How do I know that? Well, when the RBA delivers a decision on interest rates, governor Philip Lowe shares his and his board’s insights on what drives rates higher or lower.
Also by Peter Switzer:
Economists, like Shane Oliver of AMP, pore over every word Lowe utters on the first Tuesday of the month - when the RBA board meets.
And here are the three big takeaways:
1. The cash rate was pushed up by 0.5 per cent to 1.35 per cent
2. It’s the fastest back-to-back increase in rates since increases of 0.75 per cent and 1 per cent in November and December 1994, respectively, which were huge
3. The RBA thinks the economy remains strong and is worried about inflationary expectations
So, expect more rate rises this year, with Oliver tipping the cash rate will peak at 2.5 per cent in the first half of 2023.
For anyone with a home loan, the big question is how high can the cash rate go? The answer to this is important because the cash rate determines how high home loan rates could go.
The scariest call out there comes from money market professionals, who think it could go to 3.7 per cent.
I reckon they’re wrong, but let’s see how these possible rate rises could slug those with loans.
Right now, if you have a $600,000 home loan, the rate rises this year (0.25 per cent in April and 0.5 per cent in both June and July) have bumped up repayments by $420 a month or $5,100 a year.
If the cash rate went to 3 per cent, the take from borrowers from these RBA rate rises would be a huge $12,200.
That would hurt a lot of households and could cause a recession.
That’s why Lowe will watch how these recent rate rises affect spending, house prices and other economic indicators.
The RBA governor isn’t silly enough to raise rates so high that it causes a recession.
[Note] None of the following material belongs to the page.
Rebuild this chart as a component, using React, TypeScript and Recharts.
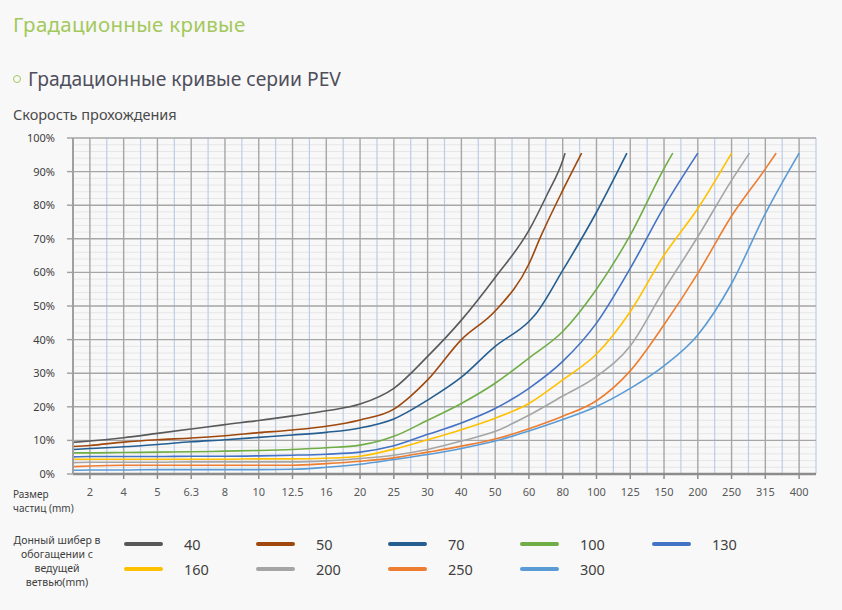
import { LineChart, Line, XAxis, YAxis, CartesianGrid } from 'recharts';

// particle size categories along the bottom axis (mm)
const sizes = ['2', '4', '5', '6.3', '8', '10', '12.5', '16', '20', '25', '30', '40', '50', '60', '80', '100', '125', '150', '200', '250', '315', '400'];
const sizeTicks = sizes.map((_, i) => i);
const pctTicks = [0, 10, 20, 30, 40, 50, 60, 70, 80, 90, 100];
const minorPct = [2, 4, 6, 8, 12, 14, 16, 18, 22, 24, 26, 28, 32, 34, 36, 38, 42, 44, 46, 48, 52, 54, 56, 58, 62, 64, 66, 68, 72, 74, 76, 78, 82, 84, 86, 88, 92, 94, 96, 98];
const betweenSizes = [0.5, 1.5, 2.5, 3.5, 4.5, 5.5, 6.5, 7.5, 8.5, 9.5, 10.5, 11.5, 12.5, 13.5, 14.5, 15.5, 16.5, 17.5, 18.5, 19.5, 20.5, 21.5];
const xDomain: [number, number] = [-0.5, 21.5];
const yDomain: [number, number] = [0, 100];

// [position on size axis, passing %]
const curve40: [number, number][] = [[-0.5, 9.4], [0, 9.8], [1, 10.8], [2, 12.1], [3, 13.4], [4, 14.7], [5, 15.9], [6, 17.3], [7, 18.8], [8, 20.8], [9, 25.5], [10, 35], [11, 45.8], [12, 58.5], [13, 72.5], [13.55, 83.4], [14, 93.3], [14.07, 95.5]];
const curve50: [number, number][] = [[-0.5, 8.2], [0, 8.5], [1, 9.5], [2, 10.2], [3, 10.7], [4, 11.4], [5, 12.3], [6, 13.1], [7, 14.2], [8, 16.1], [9, 19.3], [9.5, 23.2], [10, 28], [11, 40], [12, 48.5], [13, 62.5], [13.35, 70.7], [14, 84.4], [14.56, 95.5]];
const curve70: [number, number][] = [[-0.5, 7.3], [0, 7.6], [1, 8.1], [2, 8.8], [3, 9.6], [4, 10.2], [5, 10.9], [6, 11.6], [7, 12.4], [8, 13.7], [9, 16.4], [10, 22], [11, 28.8], [12, 38], [13, 45.4], [13.15, 47], [14, 60.6], [15, 77.9], [15.9, 95.5]];
const curve100: [number, number][] = [[-0.5, 6.3], [0, 6.3], [1, 6.4], [2, 6.5], [3, 6.6], [4, 6.8], [5, 7.0], [6, 7.3], [7, 7.8], [8, 8.6], [8.6, 9.9], [9, 11.2], [10, 16], [11, 21], [12, 27], [13, 34.5], [14, 42.4], [15, 55], [16, 71.1], [17, 90.9], [17.26, 95.5]];
const curve130: [number, number][] = [[-0.5, 5.1], [0, 5.2], [1, 5.2], [2, 5.2], [3, 5.3], [4, 5.3], [5, 5.4], [6, 5.6], [7, 5.9], [8, 6.5], [9, 8.4], [10, 11.8], [11, 15.2], [12, 19.5], [13, 25.5], [14, 33.5], [15, 44.9], [16, 61.2], [17, 79.5], [18, 95.5]];
const curve160: [number, number][] = [[-0.5, 4.4], [0, 4.4], [1, 4.4], [2, 4.4], [3, 4.4], [4, 4.4], [5, 4.5], [6, 4.5], [7, 4.7], [8, 5.3], [9, 7.4], [10, 10.2], [11, 13.2], [12, 16.6], [13, 21], [14, 28], [15, 35.7], [16, 48.3], [17, 65.1], [18, 79], [19, 95.5]];
const curve200: [number, number][] = [[-0.5, 3.4], [0, 3.5], [1, 3.5], [2, 3.5], [3, 3.6], [4, 3.6], [5, 3.6], [6, 3.6], [7, 3.9], [8, 4.6], [9, 5.6], [10, 7.3], [11, 9.8], [12, 12.7], [13, 17.5], [14, 23.2], [15, 29], [16, 38.1], [17, 54.8], [18, 70.6], [19, 87.4], [19.53, 95.5]];
const curve250: [number, number][] = [[-0.5, 2.2], [0, 2.4], [1, 2.6], [2, 2.6], [3, 2.6], [4, 2.6], [5, 2.6], [6, 2.6], [7, 3.1], [8, 3.8], [9, 4.8], [10, 6.5], [11, 8.3], [12, 10.4], [13, 13.5], [14, 17.2], [15, 21.8], [16, 30.7], [17, 44.4], [18, 59.7], [19, 76.8], [20, 90.8], [20.32, 95.5]];
const curve300: [number, number][] = [[-0.5, 1.1], [0, 1.2], [1, 1.2], [2, 1.3], [3, 1.3], [4, 1.3], [5, 1.3], [6, 1.4], [7, 2.0], [8, 2.9], [9, 4.3], [10, 5.8], [11, 7.6], [12, 9.8], [13, 12.8], [14, 16.2], [15, 20.1], [16, 25.5], [17, 32.2], [18, 41.4], [19, 56.7], [20, 77.5], [21, 95.5]];

const seriesNames = ['40', '50', '70', '100', '130', '160', '200', '250', '300'];
const seriesColors = ['#595959', '#9e480e', '#255e91', '#70ad47', '#4472c4', '#ffc000', '#a5a5a5', '#ed7d31', '#5b9bd5'];
const curves = [curve40, curve50, curve70, curve100, curve130, curve160, curve200, curve250, curve300];

const sizeLabelLines = ['Размер', 'частиц (mm)'];
const legendTitleLines = ['Донный шибер в', 'обогащении с', 'ведущей', 'ветвью(mm)'];

const font = '"Noto Sans", sans-serif';

const toPoints = (c: [number, number][]) => c.map(([x, y]) => ({ x, y }));

// grid line positions: use the axis scale when it is callable, otherwise map through the plot offset
const xGrid = (values: number[]) => ({ xAxis, offset }: any) =>
  values.map((v) => {
    const s = xAxis && xAxis.scale;
    if (typeof s === 'function') return s(v);
    return offset.left + ((v - xDomain[0]) / (xDomain[1] - xDomain[0])) * offset.width;
  });
const yGrid = (values: number[]) => ({ yAxis, offset }: any) =>
  values.map((v) => {
    const s = yAxis && yAxis.scale;
    if (typeof s === 'function') return s(v);
    return offset.top + (1 - (v - yDomain[0]) / (yDomain[1] - yDomain[0])) * offset.height;
  });

export default function App() {
  return (
    <div style={{ position: 'absolute', left: 0, top: 0, width: 842, height: 610, background: '#f8f8f8', fontFamily: font, overflow: 'hidden' }}>
      <div style={{ position: 'absolute', left: 13, top: 10, fontSize: 20.5, color: '#a3c85c', letterSpacing: 0.3 }}>Градационные кривые</div>
      <div style={{ position: 'absolute', left: 13, top: 65, fontSize: 19.3, color: '#4f4f5c', display: 'flex', alignItems: 'center' }}>
        <span style={{ display: 'inline-block', width: 6, height: 6, borderRadius: '50%', border: '1.3px solid #a3c85c', marginRight: 7 }} />
        Градационные кривые серии PEV
      </div>
      <div style={{ position: 'absolute', left: 13, top: 104, fontSize: 14.5, color: '#4a4a4a' }}>Скорость прохождения</div>

      <div style={{ position: 'absolute', left: 0, top: 0 }}>
        <LineChart width={842} height={520} margin={{ top: 138, right: 26, left: 13, bottom: 16 }}>
          <CartesianGrid stroke="#e6e6e6" strokeWidth={1} vertical={false} horizontalCoordinatesGenerator={yGrid(minorPct)} />
          <CartesianGrid stroke="#bccde9" strokeWidth={1.2} horizontal={false} verticalCoordinatesGenerator={xGrid(betweenSizes)} />
          <CartesianGrid
            stroke="#a6a6a6"
            strokeWidth={1.4}
            horizontalCoordinatesGenerator={yGrid(pctTicks)}
            verticalCoordinatesGenerator={xGrid(sizeTicks)}
          />
          <XAxis
            type="number"
            dataKey="x"
            domain={xDomain}
            ticks={sizeTicks}
            interval={0}
            allowDataOverflow
            height={30}
            tickFormatter={(v: number) => sizes[v] ?? ''}
            axisLine={{ stroke: '#8c8c8c', strokeWidth: 2.5 }}
            tickLine={{ stroke: '#8c8c8c', strokeWidth: 1.5 }}
            tickSize={5}
            tickMargin={9}
            tick={{ fill: '#595959', fontSize: 11, fontFamily: font }}
          />
          <YAxis
            type="number"
            domain={yDomain}
            ticks={pctTicks}
            interval={0}
            width={60}
            tickFormatter={(v: number) => `${v}%`}
            axisLine={{ stroke: '#a0a0a0', strokeWidth: 2 }}
            tickLine={{ stroke: '#a0a0a0', strokeWidth: 1.4 }}
            tickSize={6}
            tickMargin={12}
            tick={{ fill: '#404040', fontSize: 11, fontFamily: font }}
          />
          {curves.map((c, i) => (
            <Line
              key={seriesNames[i]}
              data={toPoints(c)}
              dataKey="y"
              type="monotone"
              stroke={seriesColors[i]}
              strokeWidth={1.6}
              dot={false}
              activeDot={false}
              isAnimationActive={false}
              name={seriesNames[i]}
            />
          ))}
        </LineChart>
      </div>

      {sizeLabelLines.map((t, i) => (
        <div key={t} style={{ position: 'absolute', left: 13, top: 488 + i * 14, fontSize: 10, lineHeight: '12px', color: '#404040', whiteSpace: 'nowrap' }}>
          {t}
        </div>
      ))}

      {legendTitleLines.map((t, i) => (
        <div
          key={t}
          style={{ position: 'absolute', left: 7, top: 534 + i * 14, width: 100, fontSize: 10.5, lineHeight: '12px', color: '#404040', textAlign: 'center', whiteSpace: 'nowrap' }}
        >
          {t}
        </div>
      ))}
      {seriesNames.map((name, i) => {
        const col = i % 5;
        const row = Math.floor(i / 5);
        const left = 124 + col * 132;
        const top = 544 + row * 25;
        return (
          <div key={name}>
            <div style={{ position: 'absolute', left, top: top - 2, width: 39, height: 4, borderRadius: 2, background: seriesColors[i] }} />
            <div style={{ position: 'absolute', left: left + 60, top: top - 10, fontSize: 14.5, lineHeight: '20px', color: '#404040' }}>{name}</div>
          </div>
        );
      })}
    </div>
  );
}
And he must understand that rises in petrol prices are already acting like interest rate rises, as these hikes also take money away from consumers.
The best hope for interest rate worriers is for inflation to start falling because China’s pandemic lockdowns end, which will mean cheaper products from that country that will help bring prices down.
Wage moderation from unions would also help keep a lid on inflation, while the biggest price-dropping development would be an end to the Ukraine war, which would bring petrol prices down.
At the end of this month, we will see the latest inflation reading. If it’s a big one - say 7 per cent - the RBA could do another 0.5 per cent rate rise in August.
However, if it surprises on the low side of forecasts, and other inflationary forces are starting to dissipate, then the central bank should hold fire on rate rises.
For your information, the AFR conducted a survey of 32 economists to get their best guesses on what would happen to the cash rate by year’s end.
Most see it at 2.25-2.6 per cent.
Given we’re at 1.35 per cent now, if these professional economy-guessers are right, rates could go up another 1 per cent by Christmas.
Happily, former ANZ chief economist Saul Eslake, Katrina Ell from Moody’s Analytics and former Labor minister and respected economist Craig Emerson of Emerson Economics are tipping a cash rate under 2 per cent.
I hope they’re right and, unless you’re a saver who wants higher term-deposit rates, I bet you hope so too.